EXERCISE DESCRIPTION:
Write out the listing below in full and exactly, leaving out every picture.

STORED DATA:
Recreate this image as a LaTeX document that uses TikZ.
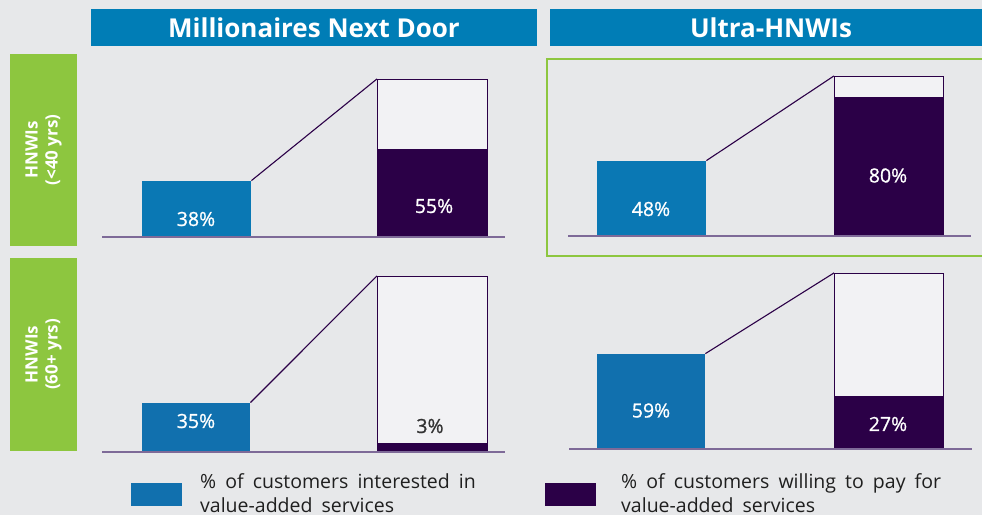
\documentclass[tikz,border=0pt]{standalone}
\usepackage{fontspec}
\setmainfont{Open Sans}
\newfontfamily\semifont[FakeBold=0.9]{Open Sans}
\newfontfamily\legfont[WordSpace=1.8]{Open Sans}
\definecolor{bg}{HTML}{E7E8EA}
\definecolor{hblue}{HTML}{007DB6}
\definecolor{barblue}{HTML}{0A78B4}
\definecolor{barblueb}{HTML}{1170AE}
\definecolor{dpurple}{HTML}{2B0047}
\definecolor{lpurple}{HTML}{7E6A98}
\definecolor{lgreen}{HTML}{8DC63F}
\definecolor{boxwhite}{HTML}{F2F2F4}
\tikzset{
  header/.style={fill=hblue, text=white, font=\bfseries\fontsize{26}{28}\selectfont, inner sep=0pt},
  htext/.style={text=white, font=\bfseries\fontsize{26}{28}\selectfont, inner sep=0pt},
  side/.style={fill=lgreen, text=white, rotate=90, font=\bfseries\fontsize{17}{20}\selectfont, align=center, inner sep=0pt, minimum width=192pt, minimum height=67pt},
  axisline/.style={draw=lpurple, line width=1.5pt},
  bluebar/.style={fill=#1, inner sep=0pt, anchor=south west, minimum width=109pt},
  outbox/.style={fill=boxwhite, draw=dpurple, line width=1.1pt, inner sep=0pt, anchor=south west, minimum width=110pt},
  darkbar/.style={fill=dpurple, inner sep=0pt, anchor=south west, minimum width=110pt},
  link/.style={draw=dpurple, line width=1.1pt},
  pct/.style={text=white, font=\semifont\fontsize{19.5}{22}\selectfont, inner sep=0pt},
  legtext/.style={font=\legfont\fontsize{19.5}{24}\selectfont, align=left, inner sep=0pt, anchor=base west, text=black!88},
  legbox/.style={inner sep=0pt, anchor=north west, minimum width=51pt, minimum height=23pt},
}
\begin{document}
\begin{tikzpicture}[x=1pt,y=-1pt]
\clip (0,0) rectangle (982,515);
\fill[bg] (0,0) rectangle (982,515);
% headers
\node[header, minimum width=446pt, minimum height=37pt] (h1) at (314,27.5) {Millionaires Next Door};
\node[header, minimum width=440pt, minimum height=37pt, anchor=west] (h2) at (550,27.5) {};
\node[htext] (h2t) at (771,27.5) {Ultra-HNWIs};
% side labels
\node[side] (s1) at (43.5,150) {HNWIs\\(<40 yrs)};
\node[side, minimum width=193pt] (s2) at (43.5,354.5) {HNWIs\\(60+ yrs)};
% highlight box
\draw[lgreen, line width=2.5pt] (547,59) rectangle (995,256);

% ---- panel 1 (top-left)
\coordinate (p1l) at (102,237); \coordinate (p1r) at (505,237);
\node[bluebar=barblue, minimum height=56pt] (a1) at (142,237) {};
\node[outbox, minimum height=157pt] (o1) at (377,237) {};
\node[darkbar, minimum height=88pt] (d1) at (377,237) {};
\draw[axisline] (p1l) -- (p1r);
\draw[link] (a1.north east) -- (o1.north west);
\node[pct] (t1) at (196,219) {38\%};
\node[pct] (t2) at (434,206) {55\%};

% ---- panel 2 (top-right)
\coordinate (p2l) at (568,236); \coordinate (p2r) at (971,236);
\node[bluebar=barblue, minimum height=75pt] (a2) at (597,236) {};
\node[outbox, minimum height=159pt, minimum width=109pt] (o2) at (834,236) {};
\node[darkbar, minimum height=139pt, minimum width=109pt] (d2) at (834,236) {};
\draw[axisline] (p2l) -- (p2r);
\draw[link] (a2.north east) -- (o2.north west);
\node[pct] (t3) at (651,209) {48\%};
\node[pct] (t4) at (888,175.5) {80\%};

% ---- panel 3 (bottom-left)
\coordinate (p3l) at (102,452); \coordinate (p3r) at (505,452);
\node[bluebar=barblueb, minimum height=49pt, minimum width=108pt] (a3) at (142,452) {};
\node[outbox, minimum height=175pt] (o3) at (377,452) {};
\node[darkbar, minimum height=9pt] (d3) at (377,452) {};
\draw[axisline] (p3l) -- (p3r);
\draw[link] (a3.north east) -- (o3.north west);
\node[pct] (t5) at (196,421) {35\%};
\node[pct, text=black!80] (t6) at (430,426) {3\%};

% ---- panel 4 (bottom-right)
\coordinate (p4l) at (569,449); \coordinate (p4r) at (972,449);
\node[bluebar=barblueb, minimum height=95pt, minimum width=108pt] (a4) at (597,449) {};
\node[outbox, minimum height=175pt, minimum width=109pt] (o4) at (834,449) {};
\node[darkbar, minimum height=53pt, minimum width=109pt] (d4) at (834,449) {};
\draw[axisline] (p4l) -- (p4r);
\draw[link] (a4.north east) -- (o4.north west);
\node[pct] (t7) at (651,410.5) {59\%};
\node[pct] (t8) at (888,424) {27\%};

% ---- legend
\node[legbox, fill=barblueb] (k1) at (131,483) {};
\node[legtext] (k1t) at (200,512) {\% of customers interested in\\value-added services};
\node[legbox, fill=dpurple] (k2) at (545,483) {};
\node[legtext] (k2t) at (621,512) {\% of customers willing to pay for\\value-added services};
\end{tikzpicture}
\end{document}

EXERCISE RESULT:
Recreate this image as a LaTeX document that uses TikZ.
\documentclass[tikz,border=0pt]{standalone}
\usepackage{fontspec}
\setmainfont{Open Sans}
\newfontfamily\semifont[FakeBold=0.9]{Open Sans}
\newfontfamily\legfont[WordSpace=1.8]{Open Sans}
\definecolor{bg}{HTML}{E7E8EA}
\definecolor{hblue}{HTML}{007DB6}
\definecolor{barblue}{HTML}{0A78B4}
\definecolor{barblueb}{HTML}{1170AE}
\definecolor{dpurple}{HTML}{2B0047}
\definecolor{lpurple}{HTML}{7E6A98}
\definecolor{lgreen}{HTML}{8DC63F}
\definecolor{boxwhite}{HTML}{F2F2F4}
\tikzset{
  header/.style={fill=hblue, text=white, font=\bfseries\fontsize{26}{28}\selectfont, inner sep=0pt},
  htext/.style={text=white, font=\bfseries\fontsize{26}{28}\selectfont, inner sep=0pt},
  side/.style={fill=lgreen, text=white, rotate=90, font=\bfseries\fontsize{17}{20}\selectfont, align=center, inner sep=0pt, minimum width=192pt, minimum height=67pt},
  axisline/.style={draw=lpurple, line width=1.5pt},
  bluebar/.style={fill=#1, inner sep=0pt, anchor=south west, minimum width=109pt},
  outbox/.style={fill=boxwhite, draw=dpurple, line width=1.1pt, inner sep=0pt, anchor=south west, minimum width=110pt},
  darkbar/.style={fill=dpurple, inner sep=0pt, anchor=south west, minimum width=110pt},
  link/.style={draw=dpurple, line width=1.1pt},
  pct/.style={text=white, font=\semifont\fontsize{19.5}{22}\selectfont, inner sep=0pt},
  legtext/.style={font=\legfont\fontsize{19.5}{24}\selectfont, align=left, inner sep=0pt, anchor=base west, text=black!88},
  legbox/.style={inner sep=0pt, anchor=north west, minimum width=51pt, minimum height=23pt},
}
\begin{document}
\begin{tikzpicture}[x=1pt,y=-1pt]
\clip (0,0) rectangle (982,515);
\fill[bg] (0,0) rectangle (982,515);
% headers
\node[header, minimum width=446pt, minimum height=37pt] (h1) at (314,27.5) {Millionaires Next Door};
\node[header, minimum width=440pt, minimum height=37pt, anchor=west] (h2) at (550,27.5) {};
\node[htext] (h2t) at (771,27.5) {Ultra-HNWIs};
% side labels
\node[side] (s1) at (43.5,150) {HNWIs\\(<40 yrs)};
\node[side, minimum width=193pt] (s2) at (43.5,354.5) {HNWIs\\(60+ yrs)};
% highlight box
\draw[lgreen, line width=2.5pt] (547,59) rectangle (995,256);

% ---- panel 1 (top-left)
\coordinate (p1l) at (102,237); \coordinate (p1r) at (505,237);
\node[bluebar=barblue, minimum height=56pt] (a1) at (142,237) {};
\node[outbox, minimum height=157pt] (o1) at (377,237) {};
\node[darkbar, minimum height=88pt] (d1) at (377,237) {};
\draw[axisline] (p1l) -- (p1r);
\draw[link] (a1.north east) -- (o1.north west);
\node[pct] (t1) at (196,219) {38\%};
\node[pct] (t2) at (434,206) {55\%};

% ---- panel 2 (top-right)
\coordinate (p2l) at (568,236); \coordinate (p2r) at (971,236);
\node[bluebar=barblue, minimum height=75pt] (a2) at (597,236) {};
\node[outbox, minimum height=159pt, minimum width=109pt] (o2) at (834,236) {};
\node[darkbar, minimum height=139pt, minimum width=109pt] (d2) at (834,236) {};
\draw[axisline] (p2l) -- (p2r);
\draw[link] (a2.north east) -- (o2.north west);
\node[pct] (t3) at (651,209) {48\%};
\node[pct] (t4) at (888,175.5) {80\%};

% ---- panel 3 (bottom-left)
\coordinate (p3l) at (102,452); \coordinate (p3r) at (505,452);
\node[bluebar=barblueb, minimum height=49pt, minimum width=108pt] (a3) at (142,452) {};
\node[outbox, minimum height=175pt] (o3) at (377,452) {};
\node[darkbar, minimum height=9pt] (d3) at (377,452) {};
\draw[axisline] (p3l) -- (p3r);
\draw[link] (a3.north east) -- (o3.north west);
\node[pct] (t5) at (196,421) {35\%};
\node[pct, text=black!80] (t6) at (430,426) {3\%};

% ---- panel 4 (bottom-right)
\coordinate (p4l) at (569,449); \coordinate (p4r) at (972,449);
\node[bluebar=barblueb, minimum height=95pt, minimum width=108pt] (a4) at (597,449) {};
\node[outbox, minimum height=175pt, minimum width=109pt] (o4) at (834,449) {};
\node[darkbar, minimum height=53pt, minimum width=109pt] (d4) at (834,449) {};
\draw[axisline] (p4l) -- (p4r);
\draw[link] (a4.north east) -- (o4.north west);
\node[pct] (t7) at (651,410.5) {59\%};
\node[pct] (t8) at (888,424) {27\%};

% ---- legend
\node[legbox, fill=barblueb] (k1) at (131,483) {};
\node[legtext] (k1t) at (200,512) {\% of customers interested in\\value-added services};
\node[legbox, fill=dpurple] (k2) at (545,483) {};
\node[legtext] (k2t) at (621,512) {\% of customers willing to pay for\\value-added services};
\end{tikzpicture}
\end{document}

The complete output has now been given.